Sunday, March 28, 2021


Warning: controversial ideas to make one think.

All sorts of people are up in arms (metaphorically, at least for now) about the treatment of the Uyghurs by the Chinese government.

Of course there is a lot of history, several thousand years’ worth, and if you want an introduction Wikipedia is as good place to start at as any. It’s complicated. But what is clear today is that the Peoples Republic of China regards the Xinjiang Uygur Autonomous Region as very much part of China and anybody who calls for independence, such as The Turkistan Islamic Party, is regarded as a ‘terrorist’ and ‘separatist’. (The UN Security Council has also listed them as a terrorist organisation.)

A great deal has been written, by Western commentators and politicians, about the wrongs that the Chinese government has been doing to the Uyghurs. Some have used the word ‘genocide’ to describe the actions. We should be cautious in that respect. It would be unfortunate if the G-word were to become devalued. Genocide is what some German Christians did to many German Jews and events in Cambodia and Ruanda may also fit the bill. The current situation is not so clear and certainly nobody is alleging that thousands of people have been killed. The UN definition does include some features that might, arguably, apply.

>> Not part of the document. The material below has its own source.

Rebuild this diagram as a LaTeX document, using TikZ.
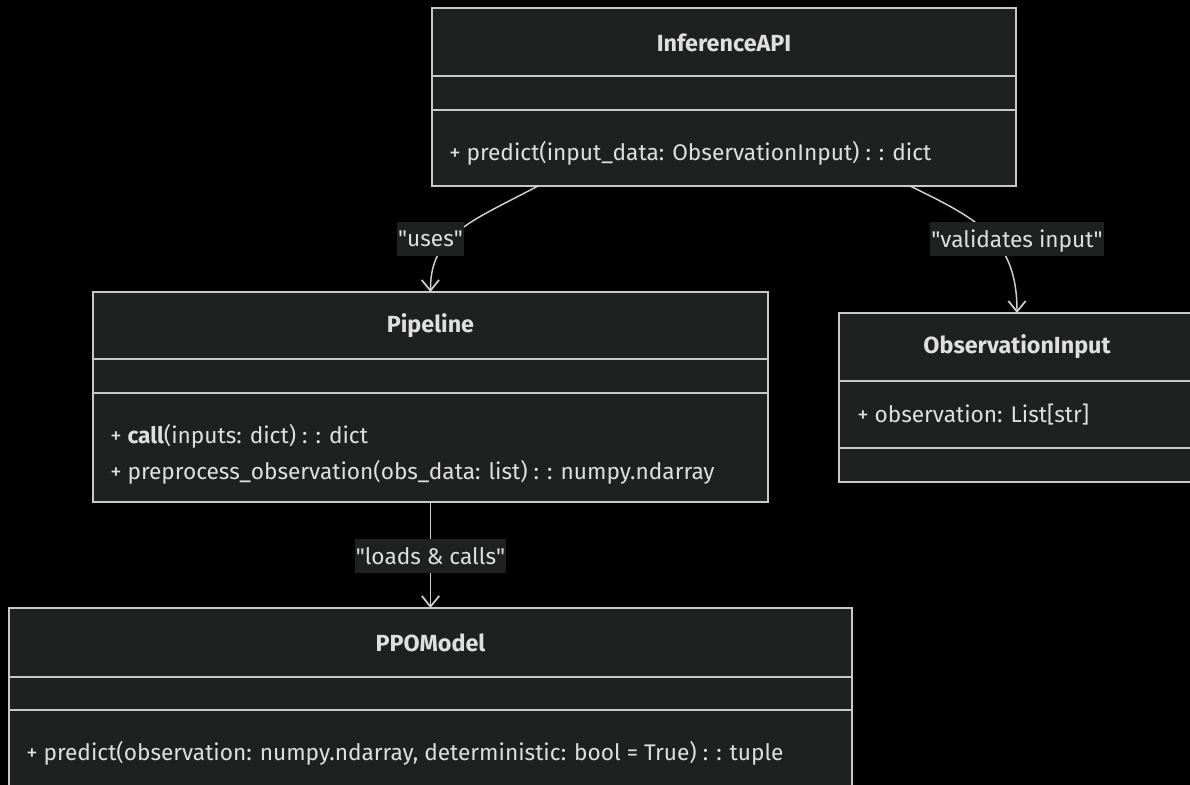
\documentclass[tikz,border=0pt]{standalone}
\usepackage{fontspec}
\setmainfont{Fira Sans}
\usetikzlibrary{arrows.meta,calc,fit}

\definecolor{canvas}{HTML}{000000}
\definecolor{boxfill}{HTML}{1F2020}
\definecolor{boxline}{HTML}{C8C8C8}
\definecolor{ink}{HTML}{E0DFDF}
\definecolor{wire}{HTML}{D0D0D0}

\newcommand{\qt}[1]{\textquotedbl#1\textquotedbl}

\tikzset{
  classbox/.style={draw=boxline, fill=boxfill, line width=1.5pt, inner sep=0pt, outer sep=0pt},
  sepline/.style={draw=boxline, line width=1.5pt},
  classname/.style={text=ink, font=\fontsize{17.5}{21}\selectfont\bfseries, inner sep=0pt},
  member/.style={text=ink, font=\fontsize{17}{20}\selectfont, inner sep=0pt, anchor=west},
  edge/.style={draw=wire, line width=1.1pt, -{Straight Barb[length=8pt,width=13pt,line width=1.3pt]}},
  edgelabel/.style={fill=boxfill, text=ink, font=\fontsize{17}{20}\selectfont, inner xsep=1pt,
    inner ysep=0pt, minimum height=25pt, text depth=0pt},
}

\begin{document}
\begin{tikzpicture}[x=0.75pt, y=-0.75pt]
  % canvas
  \fill[canvas] (0,0) rectangle (1190,785);
  \useasboundingbox (0,0) rectangle (1190,785);
  \clip (0,0) rectangle (1190,785);

  % ---- InferenceAPI ----
  \coordinate (apiA) at (432,8);
  \coordinate (apiB) at (1016,186);
  \node[classbox, fit=(apiA)(apiB)] (api) {};
  \draw[sepline] (432,76) -- (1016,76);
  \draw[sepline] (432,110) -- (1016,110);
  \node[classname] (apiT) at (724,43) {InferenceAPI};
  \node[member] (apiM1) at (449,153) {+ predict(input\_data: ObservationInput) : : dict};

  % ---- Pipeline ----
  \coordinate (pipeA) at (93,292);
  \coordinate (pipeB) at (768,502);
  \node[classbox, fit=(pipeA)(pipeB)] (pipe) {};
  \draw[sepline] (93,359) -- (768,359);
  \draw[sepline] (93,393) -- (768,393);
  \node[classname] (pipeT) at (430.5,326) {Pipeline};
  \node[member] (pipeM1) at (110,436) {+ \textbf{call}(inputs: dict) : : dict};
  \node[member] (pipeM2) at (110,472) {+ preprocess\_observation(obs\_data: list) : : numpy.ndarray};

  % ---- ObservationInput ----
  \coordinate (obsA) at (839,313);
  \coordinate (obsB) at (1195,482);
  \node[classbox, fit=(obsA)(obsB)] (obs) {};
  \draw[sepline] (839,381) -- (1195,381);
  \draw[sepline] (839,448) -- (1195,448);
  \node[classname] (obsT) at (1017,347) {ObservationInput};
  \node[member] (obsA1) at (857,415) {+ observation: List[str]};

  % ---- PPOModel ----
  \coordinate (ppoA) at (9,608);
  \coordinate (ppoB) at (852,800);
  \node[classbox, fit=(ppoA)(ppoB)] (ppo) {};
  \draw[sepline] (9,677) -- (852,677);
  \draw[sepline] (9,710) -- (852,710);
  \node[classname] (ppoT) at (430.5,643) {PPOModel};
  \node[member] (ppoM1) at (26,753) {+ predict(observation: numpy.ndarray, deterministic: bool = True) : : tuple};

  % ---- relations ----
  \draw[edge] ($(api.south)+(-186,0)$) .. controls (470,222) and (430,235) .. (pipe.north);
  \draw[edge] ($(api.south)+(186,0)$) .. controls (980,220) and (1017,240) .. (obs.north);
  \draw[edge] (pipe.south) -- (ppo.north);

  % ---- relation labels ----
  \node[edgelabel] (lUses) at (430.5,239) {\qt{uses}};
  \node[edgelabel] (lVal) at (1017,239) {\qt{validates input}};
  \node[edgelabel] (lLoad) at (430.5,556) {\qt{loads \& calls}};
\end{tikzpicture}
\end{document}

But let’s look from another viewpoint. The Chinese government like to stress their desire for a harmonious society, with everybody working for the common good. This, of course, is an attitude deeply embedded in Chinese culture going back millennia to Confucius and before, not an invention of the communists. Troublesome Islamists exploding bombs to further their cause of setting up an Islamic state does not fit easily with the notion of harmony in the Peoples Republic.

Importantly, and this is really my main point, the Chinese have seen how Islamists have been dealt with in other places. The Chechen Wars of the 1990s and early 2000s were disastrous for all concerned, Russians and indigenous people alike, and the resulting Islamic state must be an outcome the Chinese government are keen to avoid. The Western approach in Afghanistan, Iraq, Libya, Syria, Yemen and elsewhere must make any admonition by European and American politicians ring hollow. The tragedy of sub-Saharan Africa, from Somalia to Nigeria and now south to Mozambique, is a series of object lessons in how not to deal with the rise of Islamism. The seemingly never ending conflict between Jews and Muslims, with sporadic interventions of Christians down the centuries, is another reminder that allowing religion to get involved with governance does not always make for a harmonious society. 

Is it any wonder then, that the Chinese are attempting a different approach, which while it may involve dealing harshly with the more recalcitrant people, stops a long way short of dropping bombs from great heights, a tactic that has been used all too often by the UK and the USA?